No place is perfect – we’ll keep ironing out the wrinkles. But we’ll make sure we stay $-sign free, and adventurous. You two keep eating and posting!


Something tells me Mr. Brown wouldn’t complain about the dessert thing. ;)

And while I personally didn’t care for the atmosphere of the dining area at [ONE], the food — and the killer view from the food bar — more than made up for it. I understand the owner’s probably going for a sleek, up-scale look, but there are ways to accomplish that without making it feel dark and barren – especially compared to that bright kitchen! And that way back room just needs to be closed off. OR turned into another bar since the other one is completely separate. Actually, yes. A wine/liquor bar in that space would be divine – nice view of the kitchen, that room would no longer feel so closed off from everything else, and no one would complain about getting stuck in the “back” of the restaurant. Get on that. ;)

[…] dining out life doesn’t consist solely of Potato Encrusted Alaskan Halibut with Cauliflower-Almond “Risotto”; rabbit sausage with black truffle macaroni and arugula pesto; or fancy avocado salads enjoyed […]

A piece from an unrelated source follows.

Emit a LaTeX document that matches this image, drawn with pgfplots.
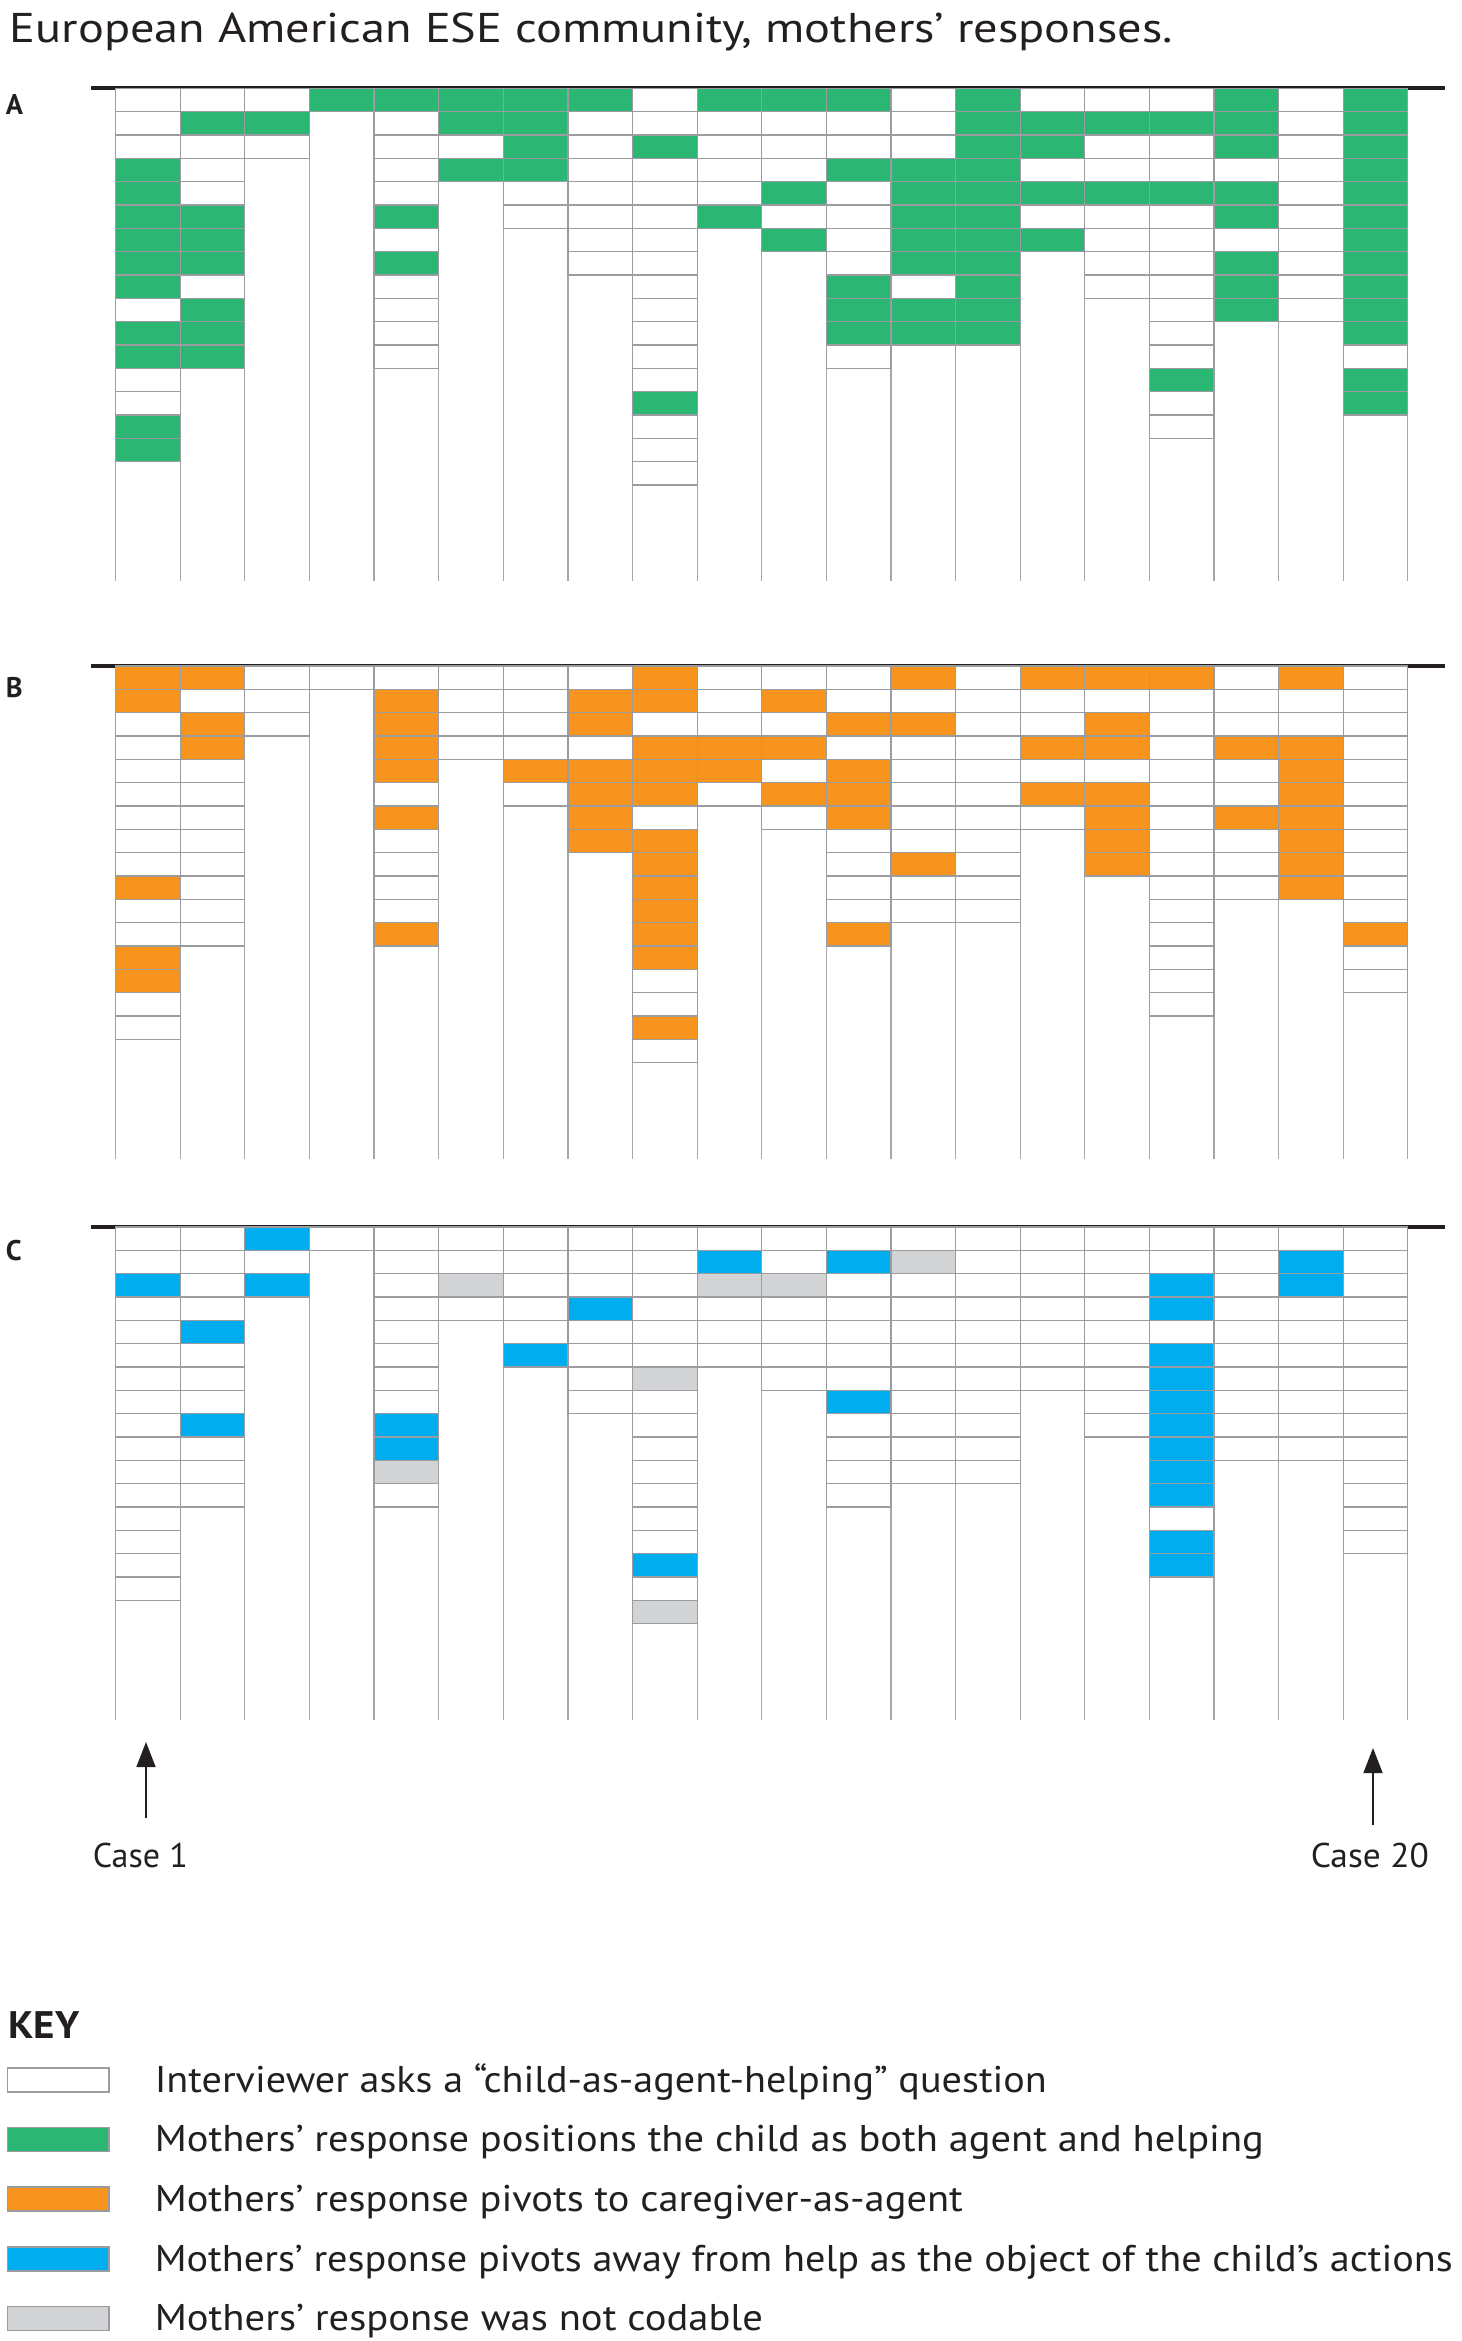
\documentclass[border=0pt]{standalone}
\usepackage{pgfplots}
\pgfplotsset{compat=1.18}
\usepackage{pgfplotstable}
\usepackage{graphicx}
\usetikzlibrary{arrows.meta}
\usepackage{fontspec}
\setmainfont{PT Sans}

\definecolor{cgreen}{HTML}{2BB673}
\definecolor{corange}{HTML}{F7941D}
\definecolor{cblue}{HTML}{00AEEF}
\definecolor{cgrey}{HTML}{D1D3D4}
\definecolor{cellgray}{HTML}{9A9C9F}
\definecolor{gridgray}{HTML}{A4A6A9}
\definecolor{txtc}{HTML}{231F20}

\newdimen\px \px=0.25pt
\newcommand\fs[1]{\fontsize{#1}{#1}\selectfont}

\pgfdeclareplotmark{cell}{%
  \pgfpathrectangle{\pgfpoint{-8.075pt}{-2.9165pt}}{\pgfpoint{16.15pt}{5.833pt}}%
  \pgfusepathqfillstroke}

\pgfplotsset{
  cellplot/.style={scatter, only marks, scatter src=explicit symbolic, mark=cell},
  panel/.style={
    anchor=north west,
    scale only axis, width=338.5pt, height=123.25pt,
    xmin=0.118, xmax=21.077, ymin=0, ymax=21.13, y dir=reverse,
    axis line style={draw=none},
    xtick={0.5,1.5,2.5,3.5,4.5,5.5,6.5,7.5,8.5,9.5,10.5,11.5,12.5,13.5,14.5,15.5,16.5,17.5,18.5,19.5,20.5},
    xticklabels={}, ytick=\empty,
    xmajorgrids, grid style={draw=gridgray, line width=0.3pt},
    major tick length=0pt, tick style={draw=none},
    clip=false,
    scatter/classes={
      W={draw=cellgray, line width=0.3pt, fill=white},
      G={draw=cellgray, line width=0.3pt, fill=cgreen},
      O={draw=cellgray, line width=0.3pt, fill=corange},
      B={draw=cellgray, line width=0.3pt, fill=cblue},
      Y={draw=cellgray, line width=0.3pt, fill=cgrey},
      N={opacity=0}
    },
  }
}

% Panel A: W = question, G = child as agent and helping, N = no cell
\pgfplotstableread{
r  c1 c2 c3 c4 c5 c6 c7 c8 c9 c10 c11 c12 c13 c14 c15 c16 c17 c18 c19 c20
1  W  W  W  G  G  G  G  G  W  G   G   G   W   G   W   W   W   G   W   G
2  W  G  G  N  W  G  G  W  W  W   W   W   W   G   G   G   G   G   W   G
3  W  W  W  N  W  W  G  W  G  W   W   W   W   G   G   W   W   G   W   G
4  G  W  N  N  W  G  G  W  W  W   W   G   G   G   W   W   W   W   W   G
5  G  W  N  N  W  N  W  W  W  W   G   W   G   G   G   G   G   G   W   G
6  G  G  N  N  G  N  W  W  W  G   W   W   G   G   W   W   W   G   W   G
7  G  G  N  N  W  N  N  W  W  N   G   W   G   G   G   W   W   W   W   G
8  G  G  N  N  G  N  N  W  W  N   N   W   G   G   N   W   W   G   W   G
9  G  W  N  N  W  N  N  N  W  N   N   G   W   G   N   W   W   G   W   G
10 W  G  N  N  W  N  N  N  W  N   N   G   G   G   N   N   W   G   W   G
11 G  G  N  N  W  N  N  N  W  N   N   G   G   G   N   N   W   N   N   G
12 G  G  N  N  W  N  N  N  W  N   N   W   N   N   N   N   W   N   N   W
13 W  N  N  N  N  N  N  N  W  N   N   N   N   N   N   N   G   N   N   G
14 W  N  N  N  N  N  N  N  G  N   N   N   N   N   N   N   W   N   N   G
15 G  N  N  N  N  N  N  N  W  N   N   N   N   N   N   N   W   N   N   N
16 G  N  N  N  N  N  N  N  W  N   N   N   N   N   N   N   N   N   N   N
17 N  N  N  N  N  N  N  N  W  N   N   N   N   N   N   N   N   N   N   N
}\tabA

% Panel B: O = pivots to caregiver-as-agent
\pgfplotstableread{
r  c1 c2 c3 c4 c5 c6 c7 c8 c9 c10 c11 c12 c13 c14 c15 c16 c17 c18 c19 c20
1  O  O  W  W  W  W  W  W  O  W   W   W   O   W   O   O   O   W   O   W
2  O  W  W  N  O  W  W  O  O  W   O   W   W   W   W   W   W   W   W   W
3  W  O  W  N  O  W  W  O  W  W   W   O   O   W   W   O   W   W   W   W
4  W  O  N  N  O  W  W  W  O  O   O   W   W   W   O   O   W   O   O   W
5  W  W  N  N  O  N  O  O  O  O   W   O   W   W   W   W   W   W   O   W
6  W  W  N  N  W  N  W  O  O  W   O   O   W   W   O   O   W   W   O   W
7  W  W  N  N  O  N  N  O  W  N   W   O   W   W   W   O   W   O   O   W
8  W  W  N  N  W  N  N  O  O  N   N   W   W   W   N   O   W   W   O   W
9  W  W  N  N  W  N  N  N  O  N   N   W   O   W   N   O   W   W   O   W
10 O  W  N  N  W  N  N  N  O  N   N   W   W   W   N   N   W   W   O   W
11 W  W  N  N  W  N  N  N  O  N   N   W   W   W   N   N   W   N   N   W
12 W  W  N  N  O  N  N  N  O  N   N   O   N   N   N   N   W   N   N   O
13 O  N  N  N  N  N  N  N  O  N   N   N   N   N   N   N   W   N   N   W
14 O  N  N  N  N  N  N  N  W  N   N   N   N   N   N   N   W   N   N   W
15 W  N  N  N  N  N  N  N  W  N   N   N   N   N   N   N   W   N   N   N
16 W  N  N  N  N  N  N  N  O  N   N   N   N   N   N   N   N   N   N   N
17 N  N  N  N  N  N  N  N  W  N   N   N   N   N   N   N   N   N   N   N
}\tabB

% Panel C: B = pivots away from help, Y = not codable
\pgfplotstableread{
r  c1 c2 c3 c4 c5 c6 c7 c8 c9 c10 c11 c12 c13 c14 c15 c16 c17 c18 c19 c20
1  W  W  B  W  W  W  W  W  W  W   W   W   W   W   W   W   W   W   W   W
2  W  W  W  N  W  W  W  W  W  B   W   B   Y   W   W   W   W   W   B   W
3  B  W  B  N  W  Y  W  W  W  Y   Y   W   W   W   W   W   B   W   B   W
4  W  W  N  N  W  W  W  B  W  W   W   W   W   W   W   W   B   W   W   W
5  W  B  N  N  W  N  W  W  W  W   W   W   W   W   W   W   W   W   W   W
6  W  W  N  N  W  N  B  W  W  W   W   W   W   W   W   W   B   W   W   W
7  W  W  N  N  W  N  N  W  Y  N   W   W   W   W   W   W   B   W   W   W
8  W  W  N  N  W  N  N  W  W  N   N   B   W   W   N   W   B   W   W   W
9  W  B  N  N  B  N  N  N  W  N   N   W   W   W   N   W   B   W   W   W
10 W  W  N  N  B  N  N  N  W  N   N   W   W   W   N   N   B   W   W   W
11 W  W  N  N  Y  N  N  N  W  N   N   W   W   W   N   N   B   N   N   W
12 W  W  N  N  W  N  N  N  W  N   N   W   N   N   N   N   B   N   N   W
13 W  N  N  N  N  N  N  N  W  N   N   N   N   N   N   N   W   N   N   W
14 W  N  N  N  N  N  N  N  W  N   N   N   N   N   N   N   B   N   N   W
15 W  N  N  N  N  N  N  N  B  N   N   N   N   N   N   N   B   N   N   N
16 W  N  N  N  N  N  N  N  W  N   N   N   N   N   N   N   N   N   N   N
17 N  N  N  N  N  N  N  N  Y  N   N   N   N   N   N   N   N   N   N   N
}\tabC

\begin{document}
\begin{tikzpicture}[x=0.25pt, y=-0.25pt, txt/.style={anchor=base west, inner sep=0pt, text=txtc}]
\useasboundingbox (0,0) rectangle (1461,2341);

% Panel A
\begin{axis}[panel, at={(22.75pt,-22.075pt)}]
\pgfplotsinvokeforeach{1,...,20}{
  \addplot[cellplot] table[x expr=#1, y expr=\thisrow{r}-0.5, meta=c#1] {\tabA};
}
\draw[txtc, line width=1pt] (axis cs:0.118,0) -- (axis cs:21.077,0);
\end{axis}

% Panel B
\begin{axis}[panel, at={(22.75pt,-166.5pt)}]
\pgfplotsinvokeforeach{1,...,20}{
  \addplot[cellplot] table[x expr=#1, y expr=\thisrow{r}-0.5, meta=c#1] {\tabB};
}
\draw[txtc, line width=1pt] (axis cs:0.118,0) -- (axis cs:21.077,0);
\end{axis}

% Panel C
\begin{axis}[panel, at={(22.75pt,-306.75pt)}]
\pgfplotsinvokeforeach{1,...,20}{
  \addplot[cellplot] table[x expr=#1, y expr=\thisrow{r}-0.5, meta=c#1] {\tabC};
}
\draw[txtc, line width=1pt] (axis cs:0.118,0) -- (axis cs:21.077,0);
\end{axis}

% title and panel letters
\node[txt] at (9,43) {\resizebox{1163\px}{\height}{\fs{10.4pt}European American ESE community, mothers’ responses.}};
\node[txt] at (5,115) {\fs{7.1pt}\bfseries A};
\node[txt] at (5,698) {\fs{7.1pt}\bfseries B};
\node[txt] at (5,1260) {\fs{7.1pt}\bfseries C};

% case arrows
\draw[txtc, line width=0.4pt, -{Triangle[length=6.25pt,width=4.75pt]}] (146,1818) -- (146,1742);
\draw[txtc, line width=0.4pt, -{Triangle[length=6.25pt,width=4.75pt]}] (1373,1825) -- (1373,1748);
\node[txt] at (92,1867) {\resizebox{95\px}{\height}{\fs{8.57pt}Case 1}};
\node[txt] at (1310,1867) {\resizebox{118\px}{\height}{\fs{8.57pt}Case 20}};

% key
\node[txt] at (7.5,2038) {\resizebox{71\px}{\height}{\fs{9.6pt}\bfseries KEY}};
\draw[draw=cellgray, line width=0.3pt, fill=white]   (7.5,2068)   rectangle (109,2092);
\draw[draw=cellgray, line width=0.3pt, fill=cgreen]  (7.5,2127.5) rectangle (109,2151.5);
\draw[draw=cellgray, line width=0.3pt, fill=corange] (7.5,2187)   rectangle (109,2211);
\draw[draw=cellgray, line width=0.3pt, fill=cblue]   (7.5,2247)   rectangle (109,2271);
\draw[draw=cellgray, line width=0.3pt, fill=cgrey]   (7.5,2306.5) rectangle (109,2330.5);
\node[txt] at (154,2092)   {\resizebox{892\px}{\height}{\fs{9.3pt}Interviewer asks a “child-as-agent-helping” question}};
\node[txt] at (154,2151.5) {\resizebox{1109\px}{\height}{\fs{9.3pt}Mothers’ response positions the child as both agent and helping}};
\node[txt] at (154,2211)   {\resizebox{808\px}{\height}{\fs{9.3pt}Mothers’ response pivots to caregiver-as-agent}};
\node[txt] at (154,2271)   {\resizebox{1298\px}{\height}{\fs{9.3pt}Mothers’ response pivots away from help as the object of the child’s actions}};
\node[txt] at (154,2330.5) {\resizebox{608\px}{\height}{\fs{9.3pt}Mothers’ response was not codable}};
\end{tikzpicture}
\end{document}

Display kitchens are a lot of fun. I live in Denver, so I’m glad to hear that you like Biker Jim’s….they can do crazy fun things to a ‘dog. First time visiting your blog. Cheers!


I love it when people comment on older posts! Now I’m craving a Wellington dog. Did you see the post about the chalk festival last year? That was pretty cool!

Thanks for stopping by, Jenni – I hope you stick around!